The modern course of ships proceeding to India, usually carries them near the Cape de Verde and Canary Islands; where, if wine is to be shipped, a detention may happen of ten or twelve days. This being in all probability the first opportunity of going on shore after leaving England, the young adventurer may be properly cautioned not to ridicule, nor in any way to treat with disrespect, the religious ceremonies of the Roman Catholics who possess those islands.

Under the exercise of prudence and discretion, all persons landing among the Portuguese are certain of receiving [[53]] every civility and attention; but when insulted, none are more irascible or vindictive: the offender is sure to fall a victim to their unrelenting vengeance! At either of these islands, but especially at St. Jago, fresh provisions may be obtained in abundance. In all of them the tropical fruits abound, but should not be immoderately eaten; lest a dysentery ensue, which in those latitudes is peculiarly fatal.

Many vessels proceed down the Atlantic in a mid direction, between the Azores and the Canaries, till they catch the trade-winds, which in that part blow constantly from the north-east, or nearly so. They then stretch over to the coast of Brazil, along which they run to about 30° south, to avoid the south-east trade-wind prevailing to the southward of the line. Being now in the way of variable winds, they shape their course towards the Cape of Good Hope.

Few quit this coast without putting in to some port for a supply of wood, water, and a variety of fresh provisions. Rio Janeiro is most frequented by British Indiamen, for its safe harbour and abundant supplies. Being in latitude 23°, it will be requisite to guard against the great heats, and carefully to avoid the nightly dews, which are here extremely heavy, and produce the most dangerous species of fever.

The custom of the inhabitants throughout this coast being nearly alike, a description of one portion may suffice for the whole.

The natives of this part of South America appear to be of a middling stature, and well-proportioned; their complexions dark, and their hair lank and black. At Pernambuco and Olinda, which lie in about 7° south, the houses of the better class seem well calculated to counteract the powerful influence of the sun; which for six months is nearly vertical, and does not form a very acute angle with the northern horizon at any time of the year. 

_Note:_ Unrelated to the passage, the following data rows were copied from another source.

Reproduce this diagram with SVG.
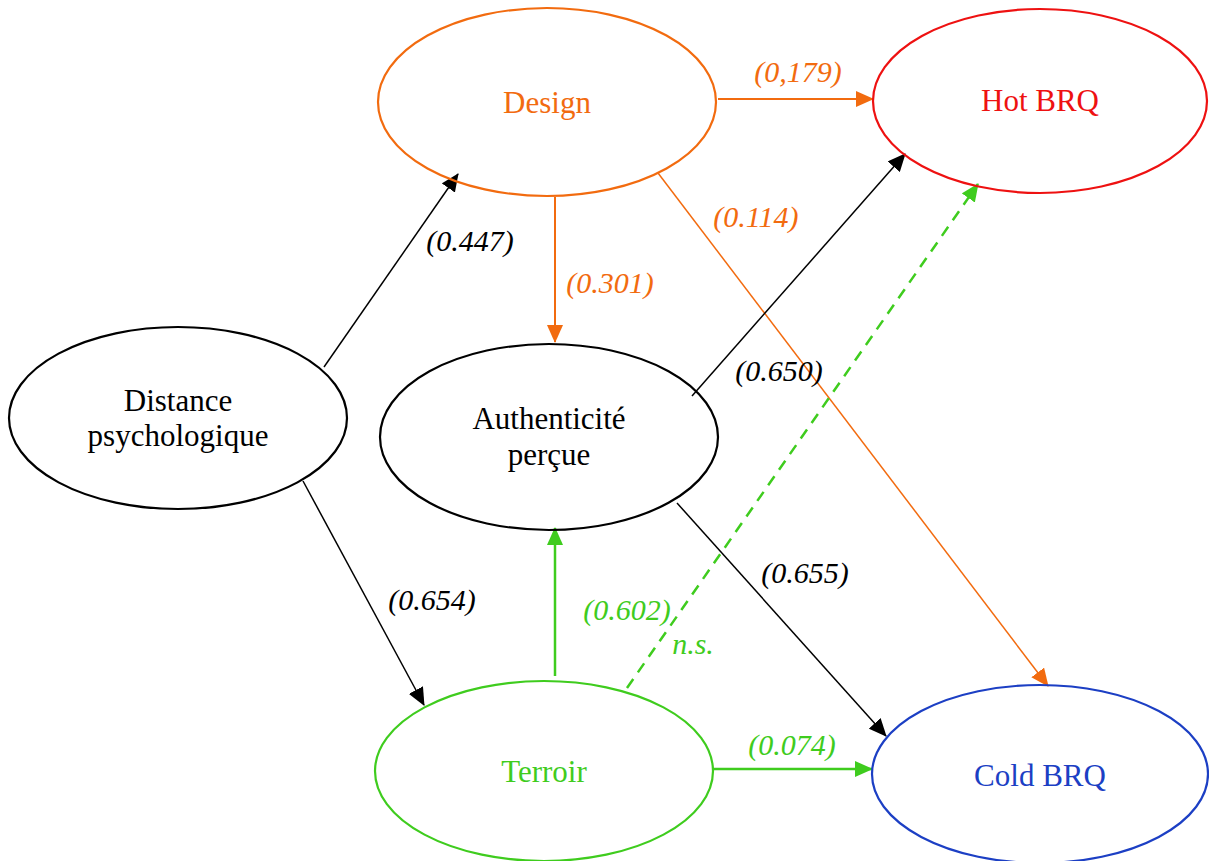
<svg xmlns="http://www.w3.org/2000/svg" width="1209" height="861" viewBox="0 0 1209 861">
<defs>
<style>
.n{fill:none;stroke-width:2.2}
.t{font-family:"Liberation Serif","Times New Roman",serif;font-size:31px;text-anchor:middle}
.l{font-family:"Liberation Serif","Times New Roman",serif;font-size:30px;font-style:italic;text-anchor:middle}
.c{fill:none}
</style>
<marker id="ak" markerUnits="userSpaceOnUse" markerWidth="18" markerHeight="16" refX="17" refY="8" orient="auto"><path d="M0,0 L18,8 L0,16 Z" fill="#000"/></marker>
<marker id="ao" markerUnits="userSpaceOnUse" markerWidth="18" markerHeight="16" refX="17" refY="8" orient="auto"><path d="M0,0 L18,8 L0,16 Z" fill="#f26b0f"/></marker>
<marker id="ag" markerUnits="userSpaceOnUse" markerWidth="18" markerHeight="16" refX="17" refY="8" orient="auto"><path d="M0,0 L18,8 L0,16 Z" fill="#3fcc1e"/></marker>
</defs>
<rect width="1209" height="861" fill="#fff"/>
<g id="connectors">
<line class="c" x1="718" y1="99" x2="873" y2="99" stroke="#f26b0f" stroke-width="2" marker-end="url(#ao)"/>
<line class="c" x1="555" y1="197" x2="555" y2="342" stroke="#f26b0f" stroke-width="2" marker-end="url(#ao)"/>
<line class="c" x1="658" y1="173" x2="1048" y2="686" stroke="#f26b0f" stroke-width="1.5" marker-end="url(#ao)"/>
<line class="c" x1="324" y1="367" x2="458" y2="174" stroke="#000" stroke-width="1.5" marker-end="url(#ak)"/>
<line class="c" x1="303" y1="481" x2="424" y2="705" stroke="#000" stroke-width="1.5" marker-end="url(#ak)"/>
<line class="c" x1="692" y1="396" x2="905" y2="154" stroke="#000" stroke-width="1.5" marker-end="url(#ak)"/>
<line class="c" x1="677" y1="503" x2="886" y2="736" stroke="#000" stroke-width="1.5" marker-end="url(#ak)"/>
<line class="c" x1="555" y1="676" x2="555" y2="528" stroke="#3fcc1e" stroke-width="2.5" marker-end="url(#ag)"/>
<line class="c" x1="627" y1="688" x2="978" y2="184" stroke="#3fcc1e" stroke-width="2.5" stroke-dasharray="11,8" marker-end="url(#ag)"/>
<line class="c" x1="713" y1="769" x2="872" y2="769" stroke="#3fcc1e" stroke-width="2.5" marker-end="url(#ag)"/>
<text class="l" x="798" y="82" fill="#f26b0f">(0,179)</text>
<text class="l" x="610" y="293" fill="#f26b0f">(0.301)</text>
<text class="l" x="756" y="227" fill="#f26b0f">(0.114)</text>
<text class="l" x="470" y="251" fill="#000">(0.447)</text>
<text class="l" x="432" y="610" fill="#000">(0.654)</text>
<text class="l" x="779" y="381" fill="#000">(0.650)</text>
<text class="l" x="805" y="583" fill="#000">(0.655)</text>
<text class="l" x="627" y="620" fill="#3fcc1e">(0.602)</text>
<text class="l" x="693" y="654" fill="#3fcc1e">n.s.</text>
<text class="l" x="792" y="755" fill="#3fcc1e">(0.074)</text>
</g>
<g id="design"><ellipse class="n" cx="547" cy="102" rx="169" ry="94" stroke="#f26b0f"/><text class="t" x="547" y="113" fill="#f26b0f">Design</text></g>
<g id="hotbrq"><ellipse class="n" cx="1040" cy="101" rx="167" ry="92" stroke="#ee1111"/><text class="t" x="1040" y="111" fill="#ee1111">Hot BRQ</text></g>
<g id="distance"><ellipse class="n" cx="178" cy="418" rx="169" ry="91" stroke="#000"/><text class="t" x="178" y="411" fill="#000">Distance</text><text class="t" x="178" y="446" fill="#000">psychologique</text></g>
<g id="authenticite"><ellipse class="n" cx="549" cy="437" rx="169" ry="93" stroke="#000"/><text class="t" x="549" y="429" fill="#000">Authenticité</text><text class="t" x="549" y="465" fill="#000">perçue</text></g>
<g id="terroir"><ellipse class="n" cx="544" cy="771" rx="169" ry="90" stroke="#3fcc1e"/><text class="t" x="544" y="782" fill="#3fcc1e">Terroir</text></g>
<g id="coldbrq"><ellipse class="n" cx="1040" cy="774" rx="168" ry="89" stroke="#1c3fc4"/><text class="t" x="1040" y="786" fill="#1c3fc4">Cold BRQ</text></g>
</svg>
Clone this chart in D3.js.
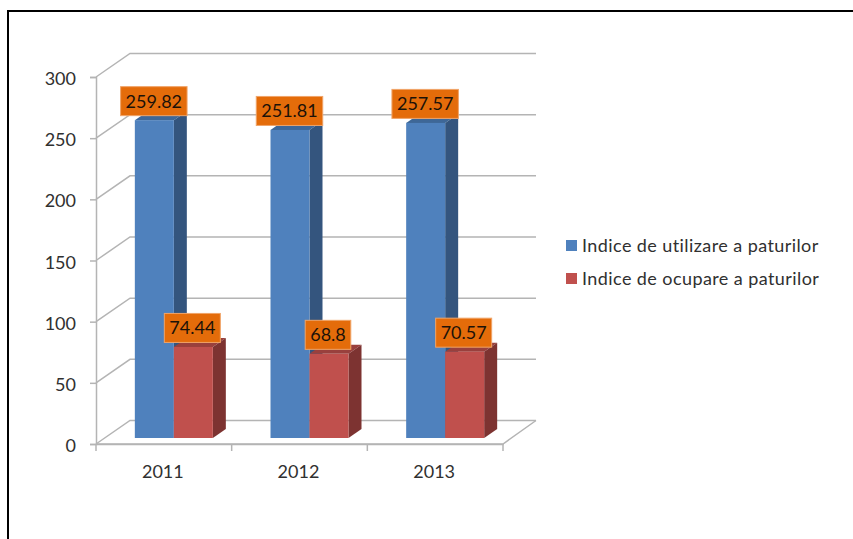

[[54]] Notwithstanding the intense heat of the climate, the Portuguese inhabitants omit no religious duties. Nor do they ever appear in that dishabille we should expect to prevail among an effeminate people, under such local circumstances. It must prove highly amusing to behold boys of about six or seven years of age, full dressed according to court etiquette, with bags, ruffles, swords, &c., representing the more ancient part of their population, in miniature. These young gentlemen, as well as their seniors, and especially the ladies, are seen everywhere, riding in vehicles very strongly resembling the chair-palanquins of India, but carried by only two men; one before and one behind.

The provision of compliments, and of real civilities, experienced on these hospitable shores, become absolutely burdensome. Strangers are every where welcomed in the most kind and liberal manner; barges, rowing from twelve to thirty oars, being always at command, to take them to and from the ships, which cannot pass the Bar of Pernambuco, but may be full four miles from the shore, in seven fathoms. Fruits, fish, vegetables, and poultry may be had to any amount, of the first quality.

Their beef and mutton are not, however, much to be praised, and their pork, without being firm, is intolerably fat. This, in every quarter of the globe, is one of the principal viands at the tables of the Portuguese, and is dressed in various ways, all equally offensive to a delicate stomach. In serene weather the acquisition of a supply of excellent water is rendered very easy: the casks being floated to and from the shore; all fastened to ropes, and towed by large boats.

The land lying low towards the beach, though backed at some distance by hills, brings vessels within a few leagues before their proximity to the continent is discovered; and they would probably often run into shallow water, were not large flouting objects generally seen at some distance [[55]] from land. Glasses will speedily distinguish persons moving on low frames that might readily be taken for nothing less than some great fragment of a wreck. This may ultimately prove to be an Indian catamaran, stowed with a variety of fine fishes, chiefly rock-cod, taken by the industrious Indians, whose floating raft will often be mistaken for the remains of some unfortunate vessel.